Archetipi senza tempo della fiaba

Con il film Il racconto dei racconti il regista Matteo Garrone ha sperimentato la sua vena visionaria, oltre i confini della denuncia sociale di Gomorra e Reality, nell’universo magico e simbolico del genere fantasy. Per la nuova avventura sono stati sceneggiati tre dei cinquanta racconti che compongono il capolavoro del poeta e letterato di corte napoletano Giambattista Basile(1575-1632), Lo cunto de li cunti overo lo trattenemiento de peccerille, pietra miliare del genere della fiaba, di cui conserva gli archetipi, trasmessi dal popolo e dagli artisti di strada nella tradizione orale.

Il legame fra i tre episodi del film si esprime in una consonanza di ambientazioni, figure e forme che rimandano al fantastico fiabesco. In esse il nostro tempo si rispecchia, riconoscendosi nelle inquietudini del barocco, nella sua visione del mondo come teatro e nello smarrimento del senso del limite. Se Basile tratta con leggerezza anche vicende repellenti e agghiaccianti, nel film dominano il tragico e il grottesco, lo scandaglio nell’inconscio dei personaggi, che rivela paure, ossessioni, desideri.

Nell’incipit del film un re si sottopone all’impresa dell’uccisione di un drago per estrarne il cuore, offrendo alla regina con il sacrificio della vita la possibilità di una maternità attesa e vissuta negli anni come potere e possesso. La scoperta dell’amicizia fraterna fra il principe e il figlio dell’ancella, per patto di magia identico al suo, scatenerà in lei verso il ragazzo sospetto e odio. Intensamente allusiva è la scena della corsa ansiosa della regina nel labirinto, che in realtà si è costruita dentro. Il tema dell’amore possessivo è ripreso nell’episodio, ispirato al romanzesco bretone, delle peripezie della principessina Viola, procuratele dalla mente tortuosa e maniacale e dall’egoismo del padre, re inerte, assorto in esperimenti biologici mostruosi.
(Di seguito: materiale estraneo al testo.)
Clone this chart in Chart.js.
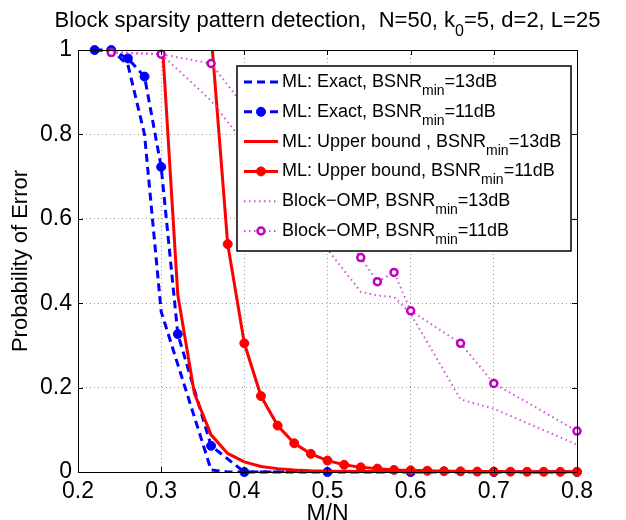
<!DOCTYPE html>
<html>
<head>
<meta charset="utf-8">
<script src="https://cdn.jsdelivr.net/npm/chart.js@4.4.0/dist/chart.umd.min.js"></script>
<style>
html, body { margin: 0; padding: 0; background: #fff; }
</style>
</head>
<body>
<canvas id="peChart" width="626" height="520"></canvas>
<script>
// M/N grid and error probabilities
var xExact13 = [0.22, 0.24, 0.26, 0.28, 0.30, 0.32, 0.34, 0.36, 0.38, 0.40, 0.50, 0.60, 0.70, 0.80];
var pExact13 = [1, 1, 0.965, 0.80, 0.38, 0.255, 0.13, 0.005, 0, 0, 0, 0, 0, 0];

var xExact11 = [0.22, 0.24, 0.26, 0.28, 0.30, 0.32, 0.36, 0.40, 0.50, 0.60, 0.70, 0.80];
var pExact11 = [1, 1, 0.98, 0.937, 0.723, 0.327, 0.062, 0, 0, 0, 0, 0];

var xBound13 = [0.30, 0.32, 0.34, 0.36, 0.38, 0.40, 0.42, 0.44, 0.46, 0.48, 0.50, 0.55, 0.60, 0.70, 0.80];
var pBound13 = [1.06, 0.42, 0.186, 0.088, 0.044, 0.024, 0.013, 0.008, 0.005, 0.003, 0.002, 0.001, 0.0005, 0.0002, 0.0001];

var xBound11 = [0.36, 0.38, 0.40, 0.42, 0.44, 0.46, 0.48, 0.50, 0.52, 0.54, 0.56, 0.58, 0.60,
                0.62, 0.64, 0.66, 0.68, 0.70, 0.72, 0.74, 0.76, 0.78, 0.80];
var pBound11 = [1.04, 0.54, 0.305, 0.18, 0.11, 0.068, 0.043, 0.027, 0.017, 0.011, 0.008, 0.005, 0.004,
                0.003, 0.002, 0.0015, 0.001, 0.001, 0.0008, 0.0006, 0.0005, 0.0004, 0.0003];

var xOmp = [0.24, 0.30, 0.36, 0.54, 0.56, 0.58, 0.60, 0.66, 0.70, 0.80];
var pOmp13 = [0.995, 0.99, 0.88, 0.427, 0.418, 0.415, 0.375, 0.172, 0.15, 0.065];
var pOmp11 = [0.994, 0.99, 0.968, 0.508, 0.451, 0.473, 0.382, 0.305, 0.21, 0.097];

var xTicks = [0.2, 0.3, 0.4, 0.5, 0.6, 0.7, 0.8];
var yTicks = [0, 0.2, 0.4, 0.6, 0.8, 1];

// legend text: [before subscript, subscript, after]
var seriesLabels = [
    ['ML: Exact, BSNR', 'min', '=13dB'],
    ['ML: Exact, BSNR', 'min', '=11dB'],
    ['ML: Upper bound , BSNR', 'min', '=13dB'],
    ['ML: Upper bound, BSNR', 'min', '=11dB'],
    ['Block\u2212OMP, BSNR', 'min', '=13dB'],
    ['Block\u2212OMP, BSNR', 'min', '=11dB']
];
var titleParts = ['Block sparsity pattern detection,  N=50, k', '0', '=5, d=2, L=25'];

var FONT = "'Liberation Sans', Arial, Helvetica, sans-serif";
Chart.defaults.font.family = FONT;
Chart.defaults.color = '#000';

function pts(xs, ys) {
    return xs.map(function(x, i) { return {x: x, y: ys[i]}; });
}

function fmt(v) {
    if (Math.abs(v) < 1e-9) return '0';
    if (Math.abs(v - 1) < 1e-9) return '1';
    return v.toFixed(1);
}

var BLUE = '#0000ff', RED = '#ff0000', MAG = '#c000c0', MAGLINE = 'rgb(215,80,215)';

function drawSubText(ctx, parts, x, y, size, subSize, align) {
    ctx.font = size + 'px ' + FONT;
    var w0 = ctx.measureText(parts[0]).width;
    var w2 = ctx.measureText(parts[2]).width;
    ctx.font = subSize + 'px ' + FONT;
    var w1 = ctx.measureText(parts[1]).width;
    var start = align === 'center' ? x - (w0 + w1 + w2) / 2 : x;
    ctx.textAlign = 'left';
    ctx.textBaseline = 'alphabetic';
    ctx.fillStyle = '#000';
    ctx.font = size + 'px ' + FONT;
    ctx.fillText(parts[0], start, y);
    ctx.font = subSize + 'px ' + FONT;
    ctx.fillText(parts[1], start + w0, y + Math.round(size * 0.42));
    ctx.font = size + 'px ' + FONT;
    ctx.fillText(parts[2], start + w0 + w1, y);
}

var framePlugin = {
    id: 'frame',
    afterDraw: function(chart) {
        var ctx = chart.ctx, ca = chart.chartArea;
        var xs = chart.scales.x, ys = chart.scales.y;
        ctx.save();

        // axes box with inward ticks
        ctx.strokeStyle = '#000';
        ctx.lineWidth = 1;
        ctx.setLineDash([]);
        ctx.strokeRect(Math.round(ca.left) + 0.5, Math.round(ca.top) + 0.5,
                       Math.round(ca.right - ca.left), Math.round(ca.bottom - ca.top));
        ctx.beginPath();
        xTicks.forEach(function(t) {
            var px = Math.round(xs.getPixelForValue(t)) + 0.5;
            ctx.moveTo(px, ca.bottom); ctx.lineTo(px, ca.bottom - 5);
            ctx.moveTo(px, ca.top); ctx.lineTo(px, ca.top + 5);
        });
        yTicks.forEach(function(t) {
            var py = Math.round(ys.getPixelForValue(t)) + 0.5;
            ctx.moveTo(ca.left, py); ctx.lineTo(ca.left + 5, py);
            ctx.moveTo(ca.right, py); ctx.lineTo(ca.right - 5, py);
        });
        ctx.stroke();

        // title
        drawSubText(ctx, titleParts, (ca.left + ca.right) / 2, 27, 22, 16, 'center');

        // legend
        var bx = ca.right - 340, by = ca.top + 16, bw = 334, bh = 185;
        ctx.fillStyle = '#fff';
        ctx.fillRect(bx, by, bw, bh);
        ctx.lineWidth = 1.5;
        ctx.strokeStyle = '#000';
        ctx.strokeRect(bx, by, bw, bh);
        chart.data.datasets.forEach(function(ds, i) {
            var ry = by + 16 + i * 29.8;
            ctx.save();
            ctx.strokeStyle = ds.borderColor;
            ctx.lineWidth = ds.borderWidth;
            ctx.setLineDash(ds.borderDash || []);
            ctx.beginPath();
            ctx.moveTo(bx + 7, ry);
            ctx.lineTo(bx + 41, ry);
            ctx.stroke();
            if (ds.pointRadius > 0) {
                ctx.setLineDash([]);
                ctx.beginPath();
                ctx.arc(bx + 24, ry, ds.pointRadius, 0, Math.PI * 2);
                ctx.fillStyle = ds.pointBackgroundColor;
                ctx.fill();
                ctx.lineWidth = ds.pointBorderWidth;
                ctx.strokeStyle = ds.pointBorderColor;
                ctx.stroke();
            }
            ctx.restore();
            drawSubText(ctx, seriesLabels[i], bx + 45, ry + 5, 18, 14, 'left');
        });
        ctx.restore();
    }
};

var ctx = document.getElementById('peChart').getContext('2d');
var peChart = new Chart(ctx, {
    type: 'line',
    data: {
        datasets: [{
            label: seriesLabels[0].join(''),
            data: pts(xExact13, pExact13),
            borderColor: BLUE, borderWidth: 3, borderDash: [8, 5],
            pointRadius: 0, order: 6, clip: 0
        }, {
            label: seriesLabels[1].join(''),
            data: pts(xExact11, pExact11),
            borderColor: BLUE, borderWidth: 3, borderDash: [8, 5],
            pointRadius: 4.5, pointBackgroundColor: BLUE, pointBorderColor: BLUE, pointBorderWidth: 1,
            order: 5, clip: 6
        }, {
            label: seriesLabels[2].join(''),
            data: pts(xBound13, pBound13),
            borderColor: RED, borderWidth: 3,
            pointRadius: 0, order: 4, clip: 0
        }, {
            label: seriesLabels[3].join(''),
            data: pts(xBound11, pBound11),
            borderColor: RED, borderWidth: 3,
            pointRadius: 4.5, pointBackgroundColor: RED, pointBorderColor: RED, pointBorderWidth: 1,
            order: 3, clip: {left: 6, top: 0, right: 6, bottom: 6}
        }, {
            label: seriesLabels[4].join(''),
            data: pts(xOmp, pOmp13),
            borderColor: MAGLINE, borderWidth: 2, borderDash: [1.5, 3.5],
            pointRadius: 0, order: 2, clip: 0
        }, {
            label: seriesLabels[5].join(''),
            data: pts(xOmp, pOmp11),
            borderColor: MAGLINE, borderWidth: 2, borderDash: [1.5, 3.5],
            pointRadius: 3.5, pointBackgroundColor: '#fff', pointBorderColor: MAG, pointBorderWidth: 2.5,
            order: 1, clip: 6
        }]
    },
    options: {
        responsive: false,
        animation: false,
        events: [],
        layout: { padding: { top: 50, right: 49, left: 0, bottom: 0 } },
        elements: { line: { tension: 0 } },
        plugins: {
            legend: { display: false },
            title: { display: false },
            tooltip: { enabled: false }
        },
        scales: {
            x: {
                type: 'linear', min: 0.2, max: 0.8,
                afterBuildTicks: function(s) { s.ticks = xTicks.map(function(v) { return {value: v}; }); },
                ticks: { font: { size: 23 }, color: '#000', padding: 6, maxRotation: 0, autoSkip: false,
                         callback: function(v) { return fmt(v); } },
                grid: { color: '#9a9a9a', lineWidth: 1, drawTicks: false },
                border: { display: false, dash: [1, 3] },
                title: { display: true, text: 'M/N', font: { size: 23 }, color: '#000', padding: { top: 0, bottom: -8 } },
                afterFit: function(s) { s.height = 48; }
            },
            y: {
                type: 'linear', min: 0, max: 1,
                afterBuildTicks: function(s) { s.ticks = yTicks.map(function(v) { return {value: v}; }); },
                ticks: { font: { size: 23 }, color: '#000', padding: 6, autoSkip: false,
                         callback: function(v) { return fmt(v); } },
                grid: { color: '#9a9a9a', lineWidth: 1, drawTicks: false },
                border: { display: false, dash: [1, 3] },
                title: { display: true, text: 'Probability of Error', font: { size: 22 }, color: '#000',
                         padding: { top: 8, bottom: 0 } },
                afterFit: function(s) { s.width = 78; }
            }
        }
    },
    plugins: [framePlugin]
});
</script>
</body>
</html>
Non poteva mancare nel film, considerata la sua attualità, il mito di un’eterna giovinezza e bellezza. Ad esserne vittime sono due anziane sorelle, che vivono poveramente. La causa è un bizzarro equivoco, alimentato in loro dal sogno di ricchezze e onori regali. La slealtà dell’una e l’invidia dell’altra distruggeranno la solidarietà di una vita insieme.

Una sceneggiatura abbastanza autonoma rispetto all’originale e una convincente interpretazione costituiscono le basi del film, ma la sua singolarità è rappresentata dal rilievo plastico e coloristico delle immagini. L’uso degli effetti speciali dà risalto a presenze ripugnanti e violente, a paesaggi paurosi ed ostili; l’ozioso mondo cortese è ritratto nel fasto dei costumi e degli ornamenti, mentre i codici del naturalismo e del realismo sono riservati alla rappresentazione degli artisti di strada che intrattengono umili e potenti e a quella di un’arcaica società contadina. Varie sono le citazioni filmiche (Pasolini, Fellini, Comencini) e, fra i pittori, si guarda a Velazquez ed a Goya.